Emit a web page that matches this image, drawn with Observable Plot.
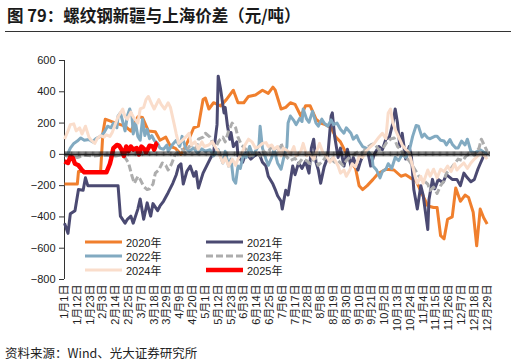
<!DOCTYPE html>
<html><head><meta charset="utf-8">
<script src="https://cdn.jsdelivr.net/npm/d3@7"></script>
<script src="https://cdn.jsdelivr.net/npm/@observablehq/plot@0.6"></script>
<style>
body{margin:0;background:#fff;width:516px;height:363px;position:relative;overflow:hidden;font-family:"Liberation Sans","Noto Sans CJK SC",sans-serif;color:#222;}
#title{position:absolute;left:7px;top:3px;font-size:16.5px;font-weight:bold;color:#1a1a1a;font-family:"Noto Sans CJK SC",sans-serif;white-space:nowrap;}
#rule{position:absolute;left:5px;top:31px;width:506px;height:0;border-top:1.5px solid #333;}
#chart{position:absolute;left:0;top:40px;}
#legend{position:absolute;left:85px;top:235px;display:grid;grid-template-columns:121px 121px;grid-auto-rows:14px;font-size:11px;}
#legend .item{display:flex;align-items:center;white-space:nowrap;}
#legend svg{margin-right:4px;}
#caption{position:absolute;left:5px;top:343px;font-size:12.5px;font-family:"Noto Sans CJK SC",sans-serif;color:#222;white-space:nowrap;}
</style></head>
<body>
<div id="title">图 79：螺纹钢新疆与上海价差（元/吨）</div>
<div id="rule"></div>
<div id="chart"></div>
<div id="legend"></div>
<div id="caption">资料来源：Wind、光大证券研究所</div>
<script>
// x = day of year index (leap-year calendar, 0 = 1月1日)
const tickDays = [0,11,22,33,44,55,66,77,88,99,110,121,132,143,154,165,176,187,198,209,220,231,242,253,264,275,286,297,308,319,330,341,352,363];
const tickLabels = ["1月1日","1月12日","1月23日","2月3日","2月14日","2月25日","3月7日","3月18日","3月29日","4月9日","4月20日","5月1日","5月12日","5月23日","6月3日","6月14日","6月25日","7月6日","7月17日","7月28日","8月8日","8月19日","8月30日","9月10日","9月21日","10月2日","10月13日","10月24日","11月4日","11月15日","11月26日","12月7日","12月18日","12月29日"];
const yTicks = [-800,-600,-400,-200,0,200,400,600];

const y2020 = [[0,-190],[11,-190],[12,-110],[31,-110],[33,140],[35,225],[44,200],[52,180],[57,148],[63,240],[67,235],[72,150],[78,145],[82,90],[87,110],[91,50],[95,40],[100,0],[102,20],[107,100],[111,170],[115,180],[119,350],[121,360],[124,290],[128,330],[134,310],[139,350],[145,410],[149,330],[154,330],[158,370],[164,380],[170,410],[175,390],[179,430],[181,410],[186,290],[190,300],[194,330],[198,320],[203,245],[207,310],[211,310],[216,225],[220,200],[224,190],[229,170],[233,110],[237,80],[241,20],[246,-50],[250,-90],[253,-200],[256,-225],[260,-200],[265,-160],[269,-125],[276,-95],[283,-100],[289,-140],[293,-130],[297,-150],[302,-170],[306,-235],[312,-330],[317,-340],[320,-340],[323,-520],[326,-540],[329,-415],[333,-400],[336,-215],[340,-300],[344,-260],[347,-275],[351,-370],[354,-585],[357,-350],[360,-405],[363,-445]];

const y2021 = [[0,-440],[3,-505],[5,-380],[9,-360],[12,-225],[16,-230],[18,-150],[20,-200],[46,-200],[48,-395],[52,-440],[54,-415],[57,-395],[59,-440],[63,-350],[65,-285],[68,-415],[71,-310],[74,-395],[76,-315],[80,-360],[82,-330],[85,-300],[89,-245],[93,-185],[96,-130],[98,-75],[100,-60],[102,-190],[105,-110],[108,-75],[111,-140],[113,-110],[115,-215],[119,-120],[122,-75],[125,-30],[128,8],[131,190],[132,500],[134,420],[137,265],[138,300],[140,180],[142,97],[143,140],[145,50],[148,80],[149,-10],[153,-50],[156,10],[160,-30],[163,-10],[167,8],[170,-50],[173,-75],[175,-140],[179,-190],[181,-225],[183,-265],[186,-300],[187,-350],[190,-230],[192,-260],[196,-75],[198,-130],[201,-55],[204,-90],[207,-45],[210,-120],[212,40],[214,97],[216,-50],[218,-100],[220,-185],[223,-80],[226,-20],[229,245],[230,265],[232,115],[235,-20],[237,40],[240,-75],[243,33],[246,-75],[248,-20],[252,-100],[254,-50],[257,10],[260,33],[263,-75],[266,0],[270,50],[273,30],[276,97],[279,110],[282,200],[284,290],[286,200],[288,50],[290,135],[293,-30],[296,50],[298,-20],[300,-225],[303,-350],[306,-200],[308,-260],[312,-480],[313,-290],[316,-160],[318,-220],[321,-160],[325,-180],[328,-130],[333,-160],[337,-160],[340,-200],[343,-120],[346,-150],[349,-175],[352,-160],[355,-95],[357,-60],[360,-10],[363,8]];

const y2022 = [[0,0],[2,-10],[5,40],[8,70],[11,85],[14,105],[17,90],[21,95],[24,80],[27,100],[31,115],[34,140],[37,180],[40,170],[42,200],[45,170],[46,245],[48,265],[50,210],[52,150],[54,245],[56,290],[58,240],[59,130],[61,200],[63,115],[65,90],[67,225],[69,120],[71,160],[73,100],[75,120],[77,90],[80,70],[82,40],[85,33],[88,60],[89,20],[93,65],[96,90],[99,50],[101,115],[104,40],[107,20],[111,40],[114,10],[118,35],[121,20],[125,30],[128,-10],[132,30],[136,-55],[138,20],[141,-75],[143,-30],[145,-160],[147,-185],[149,-75],[151,-90],[154,10],[156,-20],[159,50],[162,-10],[164,20],[167,60],[168,180],[170,40],[173,-30],[175,-70],[178,-20],[180,30],[183,-55],[186,-95],[188,-30],[191,50],[192,200],[194,245],[197,215],[199,190],[202,230],[204,210],[205,290],[208,225],[210,205],[213,275],[216,200],[218,180],[221,225],[223,200],[226,180],[229,220],[231,190],[234,200],[237,160],[240,135],[242,170],[246,135],[248,97],[251,120],[253,85],[256,50],[259,40],[261,15],[264,-10],[265,-75],[268,-100],[271,-150],[273,-110],[276,-95],[278,-60],[281,-90],[284,-20],[287,-40],[290,0],[293,-20],[296,20],[299,115],[302,185],[304,180],[307,110],[309,130],[312,105],[314,100],[318,115],[320,115],[323,90],[326,85],[328,60],[331,95],[333,65],[336,40],[338,40],[341,85],[344,60],[346,97],[349,20],[352,10],[355,20],[357,30],[361,10],[363,8]];

const y2023 = [[0,-5],[5,-10],[11,-20],[18,-5],[25,-10],[31,-5],[37,-5],[44,-10],[48,-5],[52,-20],[55,-55],[58,-140],[60,-185],[63,-140],[65,-160],[68,-205],[71,-225],[73,-220],[76,-190],[78,-120],[81,-100],[84,-55],[87,-70],[89,-100],[92,-60],[95,0],[98,20],[101,33],[104,10],[107,50],[110,60],[113,40],[115,97],[119,110],[121,135],[125,110],[128,60],[130,50],[133,90],[136,110],[138,80],[141,150],[144,200],[147,170],[149,110],[152,60],[156,30],[159,-10],[162,-5],[165,10],[168,-10],[171,20],[174,0],[177,40],[180,50],[184,30],[186,70],[190,-10],[194,-40],[198,-25],[201,-60],[204,-30],[208,-40],[211,-60],[215,-20],[218,-70],[222,-40],[225,-10],[229,-30],[232,-50],[235,-40],[239,-70],[242,-40],[246,-10],[249,0],[253,20],[256,10],[259,40],[263,60],[266,70],[270,30],[273,33],[277,80],[280,97],[283,105],[286,50],[289,30],[292,-10],[296,-40],[299,-75],[302,-110],[306,-160],[309,-170],[312,-190],[314,-230],[317,-210],[320,-250],[323,-200],[326,-170],[328,-120],[332,-90],[335,-60],[338,-30],[342,-40],[345,-10],[349,10],[352,-5],[356,40],[358,97],[361,50],[363,20]];

const y2024 = [[0,97],[3,150],[5,190],[8,195],[10,150],[13,170],[15,130],[18,180],[21,110],[23,90],[26,70],[28,100],[31,120],[34,110],[36,125],[39,115],[41,140],[44,200],[46,240],[50,290],[52,240],[54,225],[57,270],[59,240],[63,200],[65,290],[68,300],[70,350],[72,370],[75,320],[77,290],[81,350],[83,320],[86,290],[89,330],[91,300],[94,200],[96,130],[98,70],[101,90],[104,110],[107,135],[109,60],[112,80],[115,33],[118,80],[120,50],[124,60],[127,80],[130,40],[132,20],[136,-55],[138,-20],[141,-75],[144,-30],[147,-70],[149,-30],[153,20],[155,60],[158,97],[161,80],[164,40],[167,50],[170,70],[173,75],[175,50],[178,60],[180,33],[183,50],[186,-10],[188,40],[192,20],[194,0],[197,50],[199,-10],[203,20],[205,70],[208,-10],[210,10],[214,-30],[216,10],[219,70],[222,10],[225,-10],[228,-50],[231,-20],[235,-75],[237,-120],[240,-100],[242,-140],[245,-100],[247,-60],[250,-80],[253,-10],[256,-20],[259,20],[263,50],[266,70],[270,110],[273,135],[276,100],[278,265],[280,290],[282,200],[284,160],[287,110],[290,60],[293,33],[296,10],[299,-75],[301,-140],[303,-185],[306,-140],[308,-185],[312,-100],[314,-140],[317,-95],[320,-150],[323,-95],[326,-110],[329,-75],[332,-110],[335,-60],[337,-100],[340,-75],[343,-55],[346,-90],[349,-55],[352,-30],[355,-10],[357,10],[361,-10],[363,-30]];

const y2025 = [[0,-45],[3,-55],[5,-15],[7,-20],[9,-60],[12,-70],[15,-100],[17,-115],[36,-115],[39,-60],[40,-30],[42,40],[45,60],[47,55],[49,30],[51,-10],[53,50],[55,20],[57,50],[59,30],[62,40],[64,0],[66,50],[69,30],[70,10],[73,55],[76,50],[77,30],[79,70],[80,75]];

const series = [
  {name:"2020年", data:y2020, color:"#F07F2D", width:3, dash:null},
  {name:"2021年", data:y2021, color:"#4B4A72", width:3, dash:null},
  {name:"2022年", data:y2022, color:"#82AAC1", width:3, dash:null},
  {name:"2023年", data:y2023, color:"#ADADAD", width:3, dash:"7,3"},
  {name:"2024年", data:y2024, color:"#FADDCB", width:3, dash:null},
  {name:"2025年", data:y2025, color:"#FF0000", width:4.5, dash:null}
];

const labelOf = new Map(tickDays.map((d,i)=>[d,tickLabels[i]]));
const allDays = d3.range(0, 366);

const lineMarks = series.map(s => Plot.line(s.data, {
  x: d => d[0], y: d => d[1], stroke: s.color, strokeWidth: s.width,
  strokeDasharray: s.dash || undefined, strokeLinejoin: "round", strokeLinecap: "butt"
}));

const chart = Plot.plot({
  width: 516, height: 300,
  marginLeft: 64, marginRight: 27, marginTop: 20, marginBottom: 61,
  style: {fontFamily: '"Liberation Sans","Noto Sans CJK SC",sans-serif', fontSize: "11px", color: "#222", background: "transparent"},
  x: {domain: [0, 365]},
  y: {domain: [-800, 600]},
  marks: [
    Plot.axisY({ticks: yTicks, tickSize: 5, tickPadding: 4, label: null, fontSize: 11, stroke: "#333"}),
    Plot.axisX({ticks: tickDays, tickFormat: d => labelOf.get(d), tickRotate: -90, tickSize: 0, tickPadding: 5, textAnchor: "end", label: null, fontSize: 11}),
    Plot.ruleX([0], {stroke: "#333", strokeWidth: 1}),
    ...lineMarks,
    Plot.ruleY([0], {stroke: "#111", strokeWidth: 1}),
    Plot.ruleX(allDays, {x: d => d, y1: 0, y2: 0, insetTop: -2.5, insetBottom: -2.5, stroke: "#111", strokeWidth: 0.7})
  ]
});
document.getElementById("chart").appendChild(chart);

const legend = document.getElementById("legend");
series.forEach(s => {
  const item = document.createElement("div");
  item.className = "item";
  item.innerHTML = `<svg width="37" height="8"><line x1="0" x2="37" y1="4" y2="4" stroke="${s.color}" stroke-width="${s.width}" ${s.dash ? `stroke-dasharray="${s.dash}"` : ""}/></svg><span>${s.name}</span>`;
  legend.appendChild(item);
});
</script>
</body></html>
###
WHAT YOU SHOULD DO
With all pictures left out, please transcribe exactly the lines from the start of the material through the line with "const yTicks = [-800,-600,-400,-200,0,200,400,600];".

EXPECTED OUTPUT
Emit a web page that matches this image, drawn with Observable Plot.
<!DOCTYPE html>
<html><head><meta charset="utf-8">
<script src="https://cdn.jsdelivr.net/npm/d3@7"></script>
<script src="https://cdn.jsdelivr.net/npm/@observablehq/plot@0.6"></script>
<style>
body{margin:0;background:#fff;width:516px;height:363px;position:relative;overflow:hidden;font-family:"Liberation Sans","Noto Sans CJK SC",sans-serif;color:#222;}
#title{position:absolute;left:7px;top:3px;font-size:16.5px;font-weight:bold;color:#1a1a1a;font-family:"Noto Sans CJK SC",sans-serif;white-space:nowrap;}
#rule{position:absolute;left:5px;top:31px;width:506px;height:0;border-top:1.5px solid #333;}
#chart{position:absolute;left:0;top:40px;}
#legend{position:absolute;left:85px;top:235px;display:grid;grid-template-columns:121px 121px;grid-auto-rows:14px;font-size:11px;}
#legend .item{display:flex;align-items:center;white-space:nowrap;}
#legend svg{margin-right:4px;}
#caption{position:absolute;left:5px;top:343px;font-size:12.5px;font-family:"Noto Sans CJK SC",sans-serif;color:#222;white-space:nowrap;}
</style></head>
<body>
<div id="title">图 79：螺纹钢新疆与上海价差（元/吨）</div>
<div id="rule"></div>
<div id="chart"></div>
<div id="legend"></div>
<div id="caption">资料来源：Wind、光大证券研究所</div>
<script>
// x = day of year index (leap-year calendar, 0 = 1月1日)
const tickDays = [0,11,22,33,44,55,66,77,88,99,110,121,132,143,154,165,176,187,198,209,220,231,242,253,264,275,286,297,308,319,330,341,352,363];
const tickLabels = ["1月1日","1月12日","1月23日","2月3日","2月14日","2月25日","3月7日","3月18日","3月29日","4月9日","4月20日","5月1日","5月12日","5月23日","6月3日","6月14日","6月25日","7月6日","7月17日","7月28日","8月8日","8月19日","8月30日","9月10日","9月21日","10月2日","10月13日","10月24日","11月4日","11月15日","11月26日","12月7日","12月18日","12月29日"];
const yTicks = [-800,-600,-400,-200,0,200,400,600];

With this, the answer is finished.